I did not want a roller on this stern assembly. I wanted the mast to be held snugly in place. Therefore, I mounted these galvanized trailer bunk brackets more closely together than I did the ones at the bow. To these I would later add bunk carpet.

Having completed both the bow roller assembly and the stern bracket assembly, I decided it was time to give the extension a try. The Dwyer mast hinge was already in the mail, and I figured that by putting the mast itself on the extension I would be able to determine just how high I needed to build up the mast base before mounting the mast hinge.
I will say right now that this whole extension idea of mine was the most asinine thing to emanate from my mind during this entire refitting. What made me think that this un-reinforced plywood contraption could support the weight of the bulky and unwieldy mast of the Ericson 25? I'll never know, but I do know that I felt true fear when the Admiral and I and my young son stood on the cabin of the boat and loaded that mast into the extension. We rolled it forward, not the 2/3 of its length that we needed to roll it forward, but instead only about 1/3 of its length. The plywood cheeks of the extension waved to and fro, and it seemed that at any moment the entire thing would snap. I considered ourselves lucky to have done what we did and to have gotten that mast off of the boat with it (and ourselves) still fully intact.

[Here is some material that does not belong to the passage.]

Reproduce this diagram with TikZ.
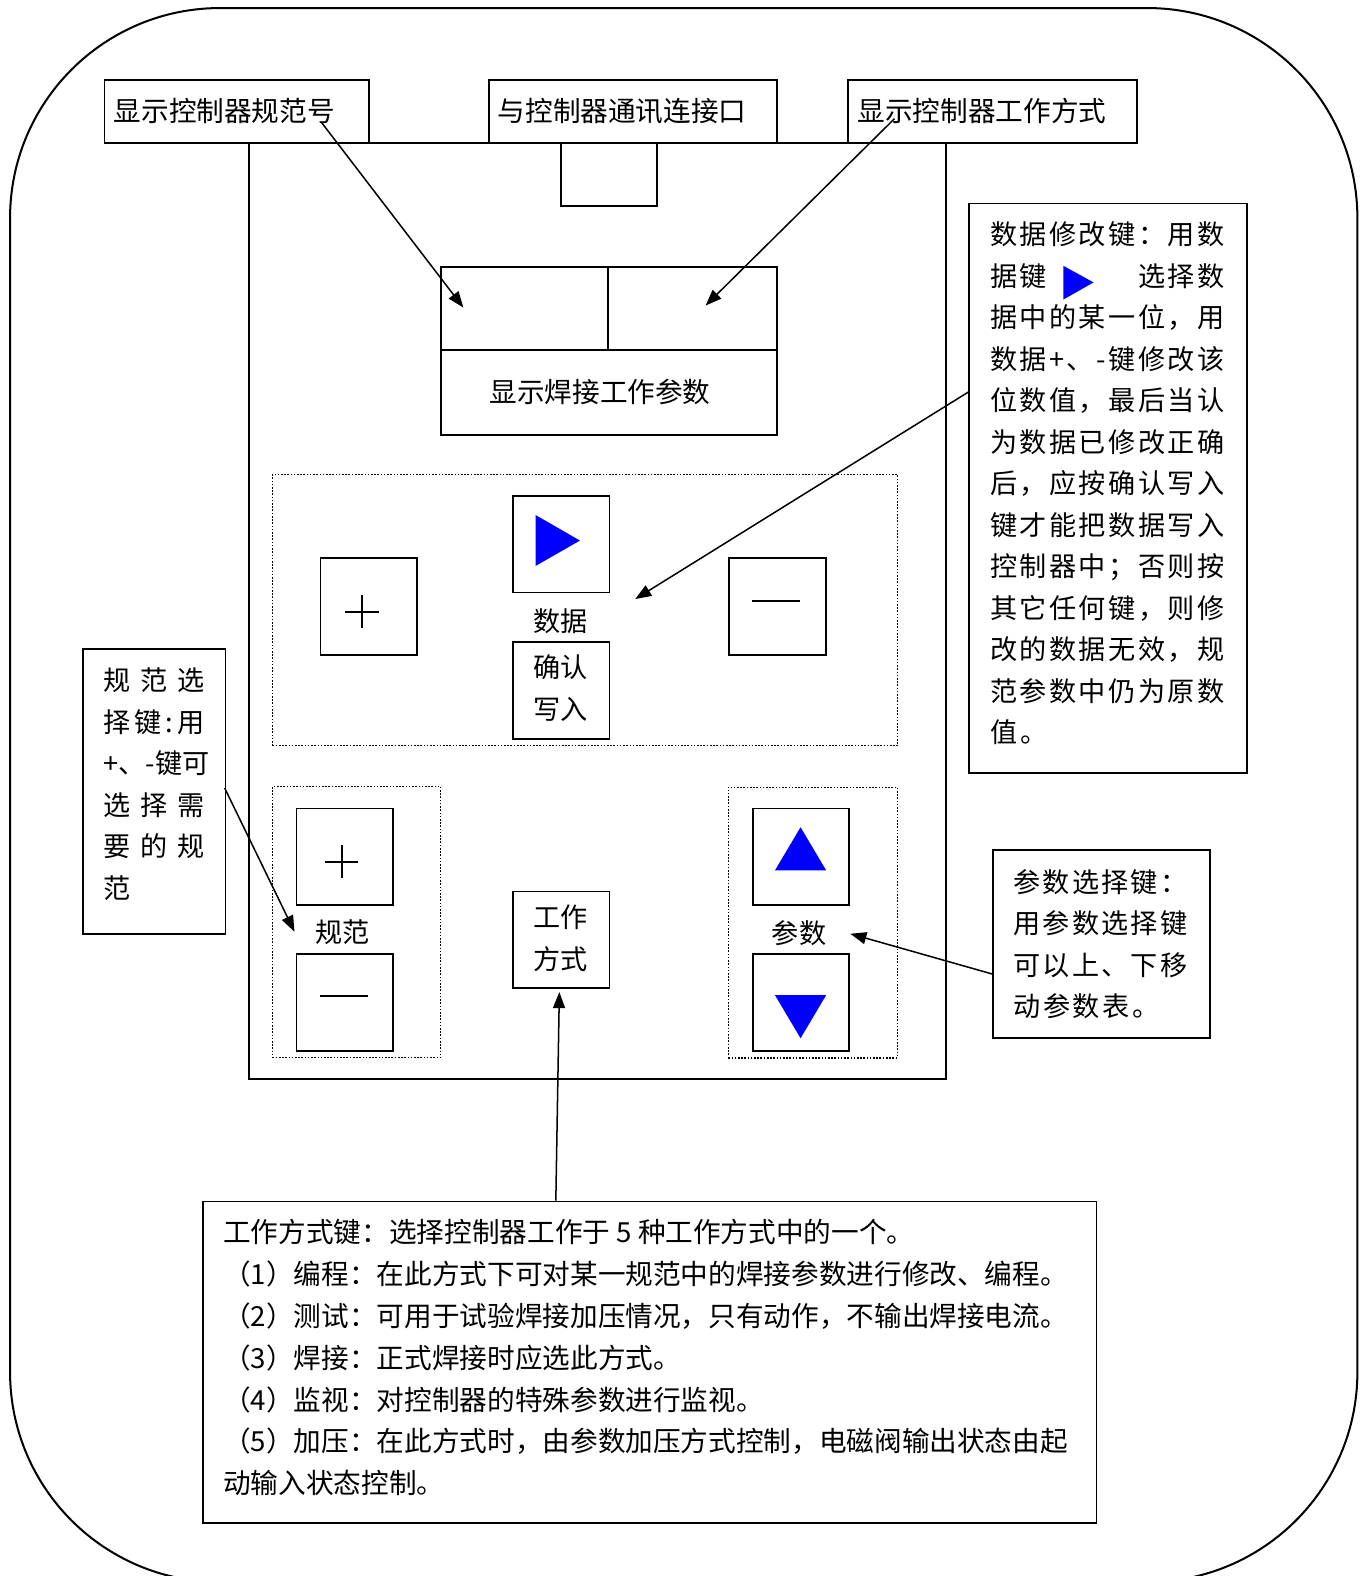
\documentclass[tikz,border=0pt]{standalone}
\usepackage{fontspec}
\setmainfont{Noto Sans CJK SC}
\usetikzlibrary{arrows.meta}
\newcommand\jline[2]{\makebox[#1][s]{\jfirst#2\relax}}
\def\jfirst#1{#1\jrest}
\def\jrest#1{\ifx#1\relax\else\hfil#1\expandafter\jrest\fi}
\newlength\pw
\newcommand\pline[2]{\setlength\pw{#1}\prest#2\relax}
\def\prest#1{\ifx#1\relax\else\makebox[\pw][l]{#1}\expandafter\prest\fi}
\newcommand\blk{\phantom{字}}
\newcommand\rowbox[1]{\hbox{#1}}
\newcommand\tlines[2]{\vtop{\baselineskip=#1\lineskiplimit=-100pt\lineskip=0pt #2}}
\begin{document}
\begin{tikzpicture}[x=1pt,y=-1pt,
  box/.style={draw, line width=1.8pt, inner sep=0pt, anchor=north west},
  dbox/.style={draw, line width=1.2pt, dash pattern=on 1.6pt off 1.6pt, inner sep=0pt, anchor=north west},
  key/.style={box, minimum width=96pt, minimum height=96pt},
  txt/.style={inner sep=0pt, anchor=base west, font=\fontsize{27}{41}\selectfont},
  ltxt/.style={inner sep=0pt, anchor=base west, font=\fontsize{27.5}{41}\selectfont},
  ctxt/.style={inner sep=0pt, anchor=base, font=\fontsize{27}{41}\selectfont},
  arr/.style={line width=1.5pt, -{Triangle[length=16pt,width=12pt]}},
  sign/.style={line width=2pt},
  divider/.style={line width=1.8pt}]
\useasboundingbox (0,0) rectangle (1355,1568);
\clip (0,0) rectangle (1355,1568);
% outer rounded frame
\draw[line width=2pt, rounded corners=209pt] (10,8) rectangle (1350.5,1574);

% panel
\node[box, minimum width=693.5pt, minimum height=932pt] (panel) at (246.5,141) {};

% top labels
\node[box, minimum width=263pt, minimum height=62pt] (lab1) at (103,79) {};
\node[ltxt] (lab1t) at (113,120.5) {显示控制器规范号};
\node[box, minimum width=287pt, minimum height=62pt] (lab2) at (485.5,79) {};
\node[ltxt] (lab2t) at (495,120.5) {与控制器通讯连接口};
\node[box, minimum width=287pt, minimum height=62pt] (lab3) at (843,79) {};
\node[ltxt] (lab3t) at (853,120.5) {显示控制器工作方式};

% port and display
\node[box, minimum width=96pt, minimum height=63pt] (port) at (557,141) {};
\node[box, minimum width=334.5pt, minimum height=167pt] (disp) at (437.5,265) {};
\draw[divider] (437.5,348) -- (772,348);
\draw[divider] (605,265) -- (605,348);
\node[ctxt, font=\fontsize{27.5}{41}\selectfont] (dispt) at (597,400) {显示焊接工作参数};

% group A (data)
\node[dbox, minimum width=622pt, minimum height=270pt] (grpA) at (270.5,471.5) {};
\node[key] (kplus) at (318,554.5) {};
\node[key] (kdata) at (509.5,492.5) {};
\node[key] (kok) at (509.5,638) {};
\node[key] (kminus) at (724.5,554.5) {};
\draw[sign] (343,608.5) -- (377,608.5) (360,592) -- (360,625);
\fill[blue] (533,512.5) -- (533,563) -- (577,537.8) -- cycle;
\draw[sign] (748,597.5) -- (796,597.5);
\node[ctxt] (ldata) at (557.5,628) {数据};
\node[ctxt] (lok1) at (557.5,674) {确认};
\node[ctxt] (lok2) at (557.5,715.5) {写入};

% group B (spec)
\node[dbox, minimum width=167.5pt, minimum height=269.5pt] (grpB) at (270.5,782) {};
\node[key] (kbplus) at (294,803.5) {};
\node[key] (kbminus) at (294,948.5) {};
\draw[sign] (323,857.5) -- (356.5,857.5) (340,841) -- (340,874);
\draw[sign] (318,990.5) -- (366,990.5);
\node[ctxt] (lspec) at (341,938) {规范};

% mode key
\node[key] (kmode) at (509.5,886) {};
\node[ctxt] (lmode1) at (557.5,922.5) {工作};
\node[ctxt] (lmode2) at (557.5,964.5) {方式};

% group C (param)
\node[dbox, minimum width=168pt, minimum height=269.5pt] (grpC) at (724,782.5) {};
\node[key] (kup) at (748,803.5) {};
\node[key] (kdown) at (748,948.5) {};
\fill[blue] (771,866) -- (822,866) -- (796.5,823) -- cycle;
\fill[blue] (771,990) -- (822,990) -- (796.5,1033) -- cycle;
\node[ctxt] (lparam) at (795,939) {参数};

% right description box
\node[box, minimum width=276pt, minimum height=567pt] (rbox) at (963.5,201.5) {};
\node[txt] (rboxt) at (985,243.5) {\tlines{41.3pt}{%
  \rowbox{\jline{233pt}{数据修改键：用数}}
  \rowbox{\jline{233pt}{据键\blk \blk \blk 选择数}}
  \rowbox{\jline{233pt}{据中的某一位，用}}
  \rowbox{\jline{233pt}{数据+、-键修改该}}
  \rowbox{\jline{233pt}{位数值，最后当认}}
  \rowbox{\jline{233pt}{为数据已修改正确}}
  \rowbox{\jline{233pt}{后，应按确认写入}}
  \rowbox{\jline{233pt}{键才能把数据写入}}
  \rowbox{\jline{233pt}{控制器中；否则按}}
  \rowbox{\jline{233pt}{其它任何键，则修}}
  \rowbox{\jline{233pt}{改的数据无效，规}}
  \rowbox{\jline{233pt}{范参数中仍为原数}}
  \rowbox{\pline{29.7pt}{值。}}}};
\fill[blue] (1058,264.5) -- (1058,298) -- (1088,281) -- cycle;

% left description box
\node[box, minimum width=142pt, minimum height=284pt] (lbox) at (81.5,644.5) {};
\node[txt] (lboxt) at (103,687) {\tlines{41.4pt}{%
  \rowbox{\jline{100pt}{规范选}}
  \rowbox{\jline{100pt}{择键:用}}
  \rowbox{\jline{100pt}{+、-键可}}
  \rowbox{\jline{100pt}{选择需}}
  \rowbox{\jline{100pt}{要的规}}
  \rowbox{范}}};

% param description box
\node[box, minimum width=216pt, minimum height=186.5pt] (pbox) at (987,845) {};
\node[txt] (pboxt) at (1008,887.5) {\tlines{41.3pt}{%
  \rowbox{\jline{173pt}{参数选择键：}}
  \rowbox{\jline{173pt}{用参数选择键}}
  \rowbox{\jline{173pt}{可以上、下移}}
  \rowbox{\pline{29.6pt}{动参数表。}}}};

% bottom notes box
\node[box, minimum width=889pt, minimum height=320pt] (notes) at (201,1194.5) {};
\node[ltxt] (notest) at (222,1236.5) {\tlines{41.6pt}{%
  \rowbox{工作方式键：选择控制器工作于 5 种工作方式中的一个。}
  \rowbox{（1）编程：在此方式下可对某一规范中的焊接参数进行修改、编程。}
  \rowbox{（2）测试：可用于试验焊接加压情况，只有动作，不输出焊接电流。}
  \rowbox{（3）焊接：正式焊接时应选此方式。}
  \rowbox{（4）监视：对控制器的特殊参数进行监视。}
  \rowbox{（5）加压：在此方式时，由参数加压方式控制，电磁阀输出状态由起}
  \rowbox{动输入状态控制。}}};

% connectors
\coordinate (a1s) at (320,122);
\coordinate (a1e) at (461,306);
\coordinate (a2s) at (890,118);
\coordinate (a2e) at (702,304);
\coordinate (a3s) at (963.5,390);
\coordinate (a3e) at (632,596);
\coordinate (a4s) at (223.5,784);
\coordinate (a4e) at (293,927);
\coordinate (a5s) at (987,969);
\coordinate (a5e) at (846,929);
\coordinate (a6s) at (553,1194.5);
\coordinate (a6e) at (556.5,987);
\draw[arr] (a1s) -- (a1e);
\draw[arr] (a2s) -- (a2e);
\draw[arr] (a3s) -- (a3e);
\draw[arr] (a4s) -- (a4e);
\draw[arr] (a5s) -- (a5e);
\draw[arr] (a6s) -- (a6e);
\end{tikzpicture}
\end{document}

Eventually, with the help of my boatyard-owner friend, a solution to this problem was eventually found. It involved him welding a piece of galvanized steel vertically atop the winch post. To this extension he welded the two galvanized trailer bunk brackets. Into these brackets I reinstalled the roller. I am, though, getting ahead of myself in talking about all this.
The Dwyer mast hinge was in the mail, and one thing was certain: if I did not build up the old mast base (or mast step as it is commonly called), then nothing I did at the bow would ever work. With this in mind, I began to think about how I  might augment the base.
This ends this posting on my analysis of the old and the new concerning my efforts to add the Dwyer mast hinge to Oystercatcher, my Ericson 25.